My lunch with Xandria, who is a naturopath with a long string of degrees and some twenty books under her belt, was immediately followed by an invitation to visit the alpaca farm the next day. I had plans for a hike in the Slievebloom Mountains, but the weather was foul when I got up, cold with the threat of gale-force winds, and I opted for a trip to Marks & Spencer to do some shopping. I had stupidly left my coat in the States and needed something to replace it. Marks & Spencer also has a lovely food hall that sells lots of prepared meals and some hard to come by British cheeses. When I got back I headed up the road for Xandria’s. This was one of her open days at the farm. The idea was to watch the alpacas mating, a rather unlikely scenario that involves the female sitting down and the male making loud, high-pitched yodels. Xandria insisted in pointing out to all and sundry the size of the male’s thing, as she said, and although that was more information that I wanted it was pretty tiny.
Xandria’s house is quite modest, a wooden cottage built from a kit by a couple who evidently took Xandria in at about the age of 18 after her difficult childhood. The couple have since both died; the alpacas came about because a friend wanted to start a herd on Xandria’s property and in the way of these things, the friend move on and Xandria found a new part-time passion. After the rest of her visitors left Xandria and I had a glass of wine in her sitting room. The room is filled with the heritage of her adoptive couple, for whom she has an obvious abiding love and gratitude. Outside the alpacas, not visible from the house and back to being silent now that the excitement of the coupling is finished, turn their absurd little faces toward me as I pass by them on the way back up the driveway. 

Friday, July 15, 2011

Morning walks


This morning I set out, as I often do on fine mornings, for a walk in the woods.
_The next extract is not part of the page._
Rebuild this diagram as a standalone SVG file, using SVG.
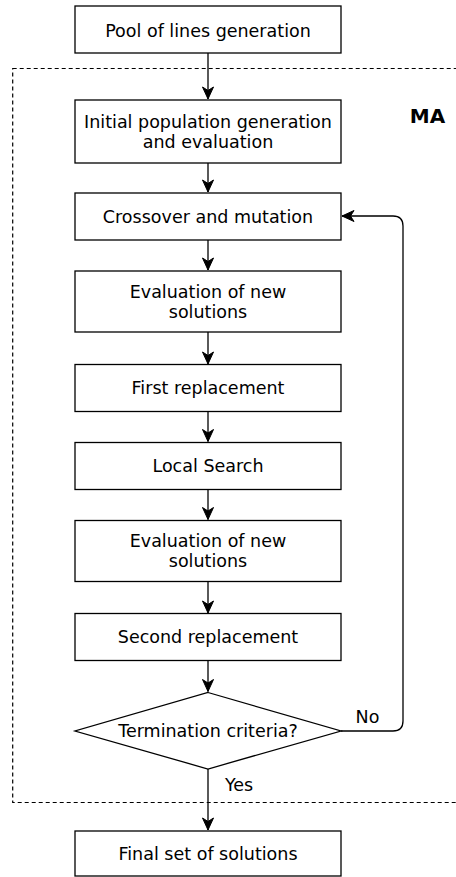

I start out down the drive toward the house, but, just as I catch sight of the house around a curve in the driveway, I veer off to the right and lift the rope latch from a field gate and head toward the woods. When the Molonys developed—rescued would be a better word—Balldindoolin they established, along with the garden, a nature trail through the woodlands adjacent to the fields. Visitors to the Ballindoolin gardens can walk the trail, about a mile and a half altogether if they follow along its entirety. The trail begins at the edge of the garden and goes briefly through cultivated lawn before crossing a field. If cows are present many people stop at the field gate, a sound idea as there is likely to be a bull among the cattle. Just to the left of the field gate is the ruin of a dovecote, built in 1781 by the original owner of Ballindoolin, Christopher Bor.
 Pigeons would be raised here for the family table, although Esther points out that, given the unusual form of the dovecote, which was built in a shamrock shape, it might have been meant strictly as a folly. Back to the right, the trail passes an ancient mound, possibly from the Iron Age, planted over by Bor in 1760 but otherwise undisturbed. Down the hill there is a lime kiln tucked into the hillside. These kilns were common on larger estates as a way of creating lime for farming; the lime would also be used to make putty for mortar used to construct the original house, now gone.
After these heritage landmarks, the trail dips into the woods. When I begin at the field gate I bypass the hill with the mound and the dovecote and instead go along a path between two fields and then into the woods. There is a short loop trail, flat and damp and quiet in the morning except for bird song and the distinctive haunting call of the woodpigeon. At one point along the trail you can see the ruins of Carrick Castle, one of the small and relatively undistinguished such tower houses that dot the edges of what would have been medieval territories and are now county borders. The large castle in this area would have been Carbury Castle, several hills away from Carrick and much more menacing even in its ruined state.
I don’t see many animals along the trail but they are there in abundance and there are tracks in the thick mud (the area was once underwater but was drained for tree planting). I could be passing badgers, pine martens, minks, stoats, voles and foxes as I walk. The wolf is no longer a danger, as was hunted to extinction in Ireland in the seventeenth century. There are no rabbits at Ballindoolin (although why is a mystery; Ballinderry is overrun with them), but there are the much larger hares, which look exactly like rabbits on steroids and can be a bit scary to an eye used to cute, bouncy cottontails. There are many badger holes up and down the hedgerows. From time to time Esther sees a pine marten moving along with its characteristic slink across the grass in front of her sitting room. A baby vole lives just outside the entrance to the tea room and often sneaks in, unruffled by Esther’s foot stomping which doesn’t work to keep it away. Trina says there are many foxes up near the dovecote; she has even seen them in the daytime. I have only ever seen foxes at night, walking in an unhurried and dignified manner across the pasture or crossing the road and getting caught in the headlights. What the woods doesn’t have, of course, is snakes, but there are also no poison plants, only nettles and briars. The nettles can sting badly if you accidentally brush up against one but the sting is nothing like the rash from poison oak, a nuisance more than a danger.
What I love most of all about my walk is the fact that I am absolutely alone unless the garden is open and someone has ventured out. It’s a private walk, a luxury of circumstance and one more evidence of the generosity of Esther and her family out of their own good fortune.